Wrappers around scatter_plot() and bar_plot() with epidemiological defaults.

plot_incidence ¶

plot_incidence(
    result: SummarisedResult,
    *,
    x: str = "variable_level",
    y: str = "incidence_100000_pys",
    line: bool = True,
    point: bool = True,
    ribbon: bool = True,
    y_min: str | None = "incidence_100000_pys_95ci_lower",
    y_max: str | None = "incidence_100000_pys_95ci_upper",
    facet: str | list[str] | None = None,
    colour: str | None = None,
) -> Any

Plot incidence rates as a line plot with confidence ribbons.

Parameters¶

result A SummarisedResult from :func:estimate_incidence. x Column for x-axis (default: interval labels). y Estimate name for y-axis. line, point, ribbon Display elements. y_min, y_max Estimate names for CI ribbon bounds. facet Faceting column(s). colour Colour grouping column.

Returns¶

plotly.graph_objects.Figure

plot_prevalence ¶

plot_prevalence(
    result: SummarisedResult,
    *,
    x: str = "variable_level",
    y: str = "prevalence",
    line: bool = True,
    point: bool = True,
    ribbon: bool = True,
    y_min: str | None = "prevalence_95ci_lower",
    y_max: str | None = "prevalence_95ci_upper",
    facet: str | list[str] | None = None,
    colour: str | None = None,
) -> Any

Plot prevalence proportions as a line plot with confidence ribbons.

Parameters¶

result A SummarisedResult from a prevalence estimation function. x Column for x-axis. y Estimate name for y-axis. line, point, ribbon Display elements. y_min, y_max Estimate names for CI ribbon bounds. facet Faceting column(s). colour Colour grouping column.

Returns¶

plotly.graph_objects.Figure

plot_incidence_population ¶

plot_incidence_population(
    result: SummarisedResult,
    *,
    x: str = "variable_level",
    y: str = "n_persons",
    facet: str | list[str] | None = None,
    colour: str | None = None,
) -> Any

Bar plot of denominator population counts from incidence results.

Parameters¶

result A SummarisedResult from :func:estimate_incidence. x Column for x-axis. y Estimate name for y-axis. facet Faceting column(s). colour Colour grouping column.

Returns¶

plotly.graph_objects.Figure

plot_prevalence_population ¶

plot_prevalence_population(
    result: SummarisedResult,
    *,
    x: str = "variable_level",
    y: str = "n_persons",
    facet: str | list[str] | None = None,
    colour: str | None = None,
) -> Any

Bar plot of denominator population counts from prevalence results.

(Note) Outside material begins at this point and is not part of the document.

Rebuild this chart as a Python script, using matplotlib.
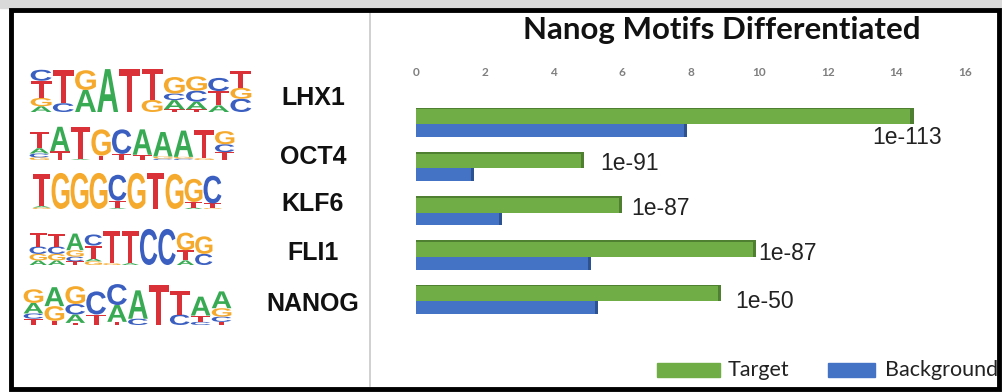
import matplotlib
matplotlib.use("Agg")
import matplotlib.pyplot as plt
from matplotlib.patches import Rectangle, PathPatch
from matplotlib.textpath import TextPath
from matplotlib.font_manager import FontProperties
from matplotlib.transforms import Affine2D

# ---------------- data ----------------
factors = ["LHX1", "OCT4", "KLF6", "FLI1", "NANOG"]
target = [14.5, 4.9, 6.0, 9.9, 8.9]
background = [7.9, 1.7, 2.5, 5.1, 5.3]
pvalues = ["1e-113", "1e-91", "1e-87", "1e-87", "1e-50"]
xticks = [0, 2, 4, 6, 8, 10, 12, 14, 16]
series_names = ["Target", "Background"]
title = "Nanog Motifs Differentiated"

# sequence logos: one list per position, bases stacked bottom to top as (base, bits)
logo_lhx1 = [
    [("A", .26), ("G", .38), ("T", .78), ("C", .5)],
    [("C", .4), ("T", 1.5)],
    [("A", 1.0), ("G", .9)],
    [("A", 1.95)],
    [("T", 1.95)],
    [("G", .55), ("T", 1.4)],
    [("T", .12), ("A", .42), ("C", .3), ("G", .75)],
    [("T", .12), ("A", .35), ("C", .5), ("G", .65)],
    [("A", .3), ("T", .65), ("C", .6)],
    [("C", .6), ("G", .5), ("T", .75)],
]
logo_oct4 = [
    [("G", .15), ("C", .22), ("A", .3), ("T", .95)],
    [("T", .5), ("A", 1.4)],
    [("A", .05), ("T", 1.85)],
    [("T", .25), ("G", 1.5)],
    [("T", .35), ("C", 1.4)],
    [("T", .3), ("A", 1.45)],
    [("C", .08), ("G", .12), ("A", 1.4)],
    [("C", .08), ("G", .1), ("A", 1.5)],
    [("G", .1), ("T", 1.6)],
    [("T", .45), ("C", .45), ("G", .75)],
]
logo_klf6 = [
    [("G", .08), ("A", .08), ("T", 1.75)],
    [("G", 1.95)],
    [("G", 1.95)],
    [("G", 1.95)],
    [("A", .05), ("T", .4), ("C", 1.4)],
    [("G", 1.95)],
    [("T", 1.95)],
    [("G", 1.9)],
    [("A", .08), ("T", .3), ("G", 1.25)],
    [("G", .05), ("T", .25), ("C", 1.5)],
]
logo_fli1 = [
    [("A", .25), ("G", .35), ("C", .4), ("T", .75)],
    [("A", .25), ("G", .35), ("C", .4), ("T", .7)],
    [("T", .2), ("C", .25), ("G", .35), ("A", .9)],
    [("G", .2), ("A", .15), ("T", .7), ("C", .6)],
    [("G", .1), ("T", 1.75)],
    [("A", .1), ("T", 1.75)],
    [("C", 1.95)],
    [("C", 1.95)],
    [("A", .25), ("T", .55), ("G", .95)],
    [("C", .6), ("G", .95)],
]
logo_nanog = [
    [("T", .3), ("C", .25), ("A", .5), ("G", .65)],
    [("T", .2), ("G", .7), ("A", .9)],
    [("T", .1), ("A", .4), ("C", .5), ("G", .85)],
    [("T", .5), ("C", 1.1)],
    [("T", .15), ("A", .8), ("C", 1.0)],
    [("C", .3), ("A", 1.35)],
    [("T", 1.9)],
    [("C", .5), ("T", 1.1)],
    [("C", .15), ("T", .3), ("A", .9)],
    [("T", .15), ("C", .25), ("G", .4), ("A", .8)],
]
logos = [logo_lhx1, logo_oct4, logo_klf6, logo_fli1, logo_nanog]

# ---------------- styling ----------------
W, H = 1002, 392
base_colors = {"A": "#2da64a", "C": "#2f56bd", "G": "#f5a623", "T": "#d8262d"}
green, green_dark = "#70ad47", "#4f7f31"
blue, blue_dark = "#4472c4", "#2c528f"

# pixel boxes (left, top, right, bottom) for each logo
logo_boxes = [(30, 68, 252, 112), (29, 125, 235, 160), (32, 172, 222, 209),
              (29, 228, 213, 265), (23, 283, 232, 325)]
label_y = [98, 157, 204, 253, 304]
# offsets of the p-value annotations from the end of the target bar
ann_dx = [-1.2, 0.47, 0.26, 0.08, 0.39]
ann_dy = [0.30, -0.10, -0.10, -0.08, 0.02]


def fig_box(x0, y0, x1, y1):
    return [x0 / W, 1 - y1 / H, (x1 - x0) / W, (y1 - y0) / H]


fig = plt.figure(figsize=(W / 100, H / 100), dpi=100)
fig.patch.set_facecolor("white")

letter_font = FontProperties(family="Liberation Sans", weight="bold")


def draw_letter(ax, base, x, y, w, h):
    tp = TextPath((0, 0), base, size=1, prop=letter_font)
    bb = tp.get_extents()
    tr = (Affine2D().translate(-bb.x0, -bb.y0)
          .scale(w * 0.94 / bb.width, h / bb.height)
          .translate(x + w * 0.03, y))
    ax.add_patch(PathPatch(tr.transform_path(tp), fc=base_colors[base],
                           ec="none", alpha=0.95))


for logo, box in zip(logos, logo_boxes):
    lax = fig.add_axes(fig_box(*box))
    lax.set_xlim(0, len(logo))
    lax.set_ylim(0, 2)
    lax.axis("off")
    for i, column in enumerate(logo):
        y = 0.0
        for base, bits in column:
            draw_letter(lax, base, i, y, 1.0, bits)
            y += bits

for name, y in zip(factors, label_y):
    fig.text(313 / W, 1 - y / H, name, ha="center", va="center",
             fontsize=18, fontweight="bold", family="Liberation Sans",
             color="#111111")

# ---------------- bar chart ----------------
ax = fig.add_axes(fig_box(416, 95, 965, 330))
pos = list(range(len(factors)))
h_t, h_b = 0.37, 0.29
ax.barh([p - h_t / 2 for p in pos], target, height=h_t, color=green,
        edgecolor="none", zorder=2)
ax.barh([p + h_b / 2 for p in pos], background, height=h_b, color=blue,
        edgecolor="none", zorder=2)
# darker end faces give the bars their bevelled look
cap = 0.09
ax.barh([p - h_t / 2 for p in pos], [cap] * len(pos),
        left=[v - cap for v in target], height=h_t, color=green_dark, zorder=3)
ax.barh([p + h_b / 2 for p in pos], [cap] * len(pos),
        left=[v - cap for v in background], height=h_b, color=blue_dark, zorder=3)
ax.barh([p - h_t + 0.02 for p in pos], target, height=0.04, color=green_dark,
        zorder=3)

for p, v, txt, dx, dy in zip(pos, target, pvalues, ann_dx, ann_dy):
    ax.text(v + dx, p + dy, txt, ha="left", va="center", fontsize=16.5,
            family="Liberation Sans", color="#222222")

ax.set_xlim(0, 16)
ax.set_ylim(len(factors) - 1 + 0.655, -0.655)
ax.set_xticks(xticks)
ax.set_xticklabels([str(t) for t in xticks])
ax.xaxis.tick_top()
ax.tick_params(axis="x", length=0, pad=12, labelsize=8.5, labelcolor="#7f7f7f")
for lbl in ax.get_xticklabels():
    lbl.set_fontweight("bold")
    lbl.set_family("Lato")
ax.set_yticks([])
for s in ax.spines.values():
    s.set_visible(False)
ax.patch.set_alpha(0)

fig.text(722 / W, 1 - 30 / H, title, ha="center", va="center",
         fontsize=22.5, fontweight="bold", family="Lato", color="#111111")

# legend
for (x0, x1), col, name, tx in zip([(657, 720), (828, 875)], [green, blue],
                                   series_names, [728, 885]):
    fig.add_artist(Rectangle((x0 / W, 1 - 377 / H), (x1 - x0) / W, 14 / H,
                             transform=fig.transFigure, color=col))
    fig.text(tx / W, 1 - 370 / H, name, ha="left", va="center", fontsize=15.5,
             family="Lato", color="#222222")

# frame and panel divider
fig.add_artist(Rectangle((0, 1 - 8 / H), 1, 8 / H, transform=fig.transFigure,
                         color="#d9d9d9", zorder=8))
fig.add_artist(plt.Line2D([370 / W, 370 / W], [1 - 386 / H, 1 - 12 / H],
                          transform=fig.transFigure, color="#c8c8c8", lw=1.2,
                          zorder=9))
fig.add_artist(Rectangle((11 / W, 1 - 389 / H), 988 / W, 379 / H,
                         transform=fig.transFigure, fill=False, ec="black",
                         lw=3.5, zorder=10))

fig.savefig("out.png", dpi=100)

mock_incidence_prevalence ¶

mock_incidence_prevalence(
    *,
    sample_size: int = 100,
    outcome_prevalence: float = 0.2,
    seed: int | None = None,
    study_start: date | None = None,
    study_end: date | None = None,
) -> CdmReference

Create a mock CDM reference for incidence/prevalence testing.

Generates synthetic person, observation_period, and cohort tables suitable for testing the estimation functions.

Parameters¶

sample_size Number of persons. outcome_prevalence Probability that each person has an outcome event. seed Random seed for reproducibility. study_start Start of study period. Default: 2010-01-01. study_end End of study period. Default: 2020-12-31.

Returns¶

CdmReference CDM with person, observation_period, target cohort, and outcome cohort tables.

benchmark_incidence_prevalence ¶

benchmark_incidence_prevalence(
    cdm: CdmReference, *, analysis_type: str = "all"
) -> dict[str, float]

Run timing benchmarks on incidence and prevalence estimation.

Parameters¶

cdm CDM reference with denominator and outcome cohorts. analysis_type "all", "incidence", or "prevalence".

Returns¶

dict[str, float] Timing results in seconds.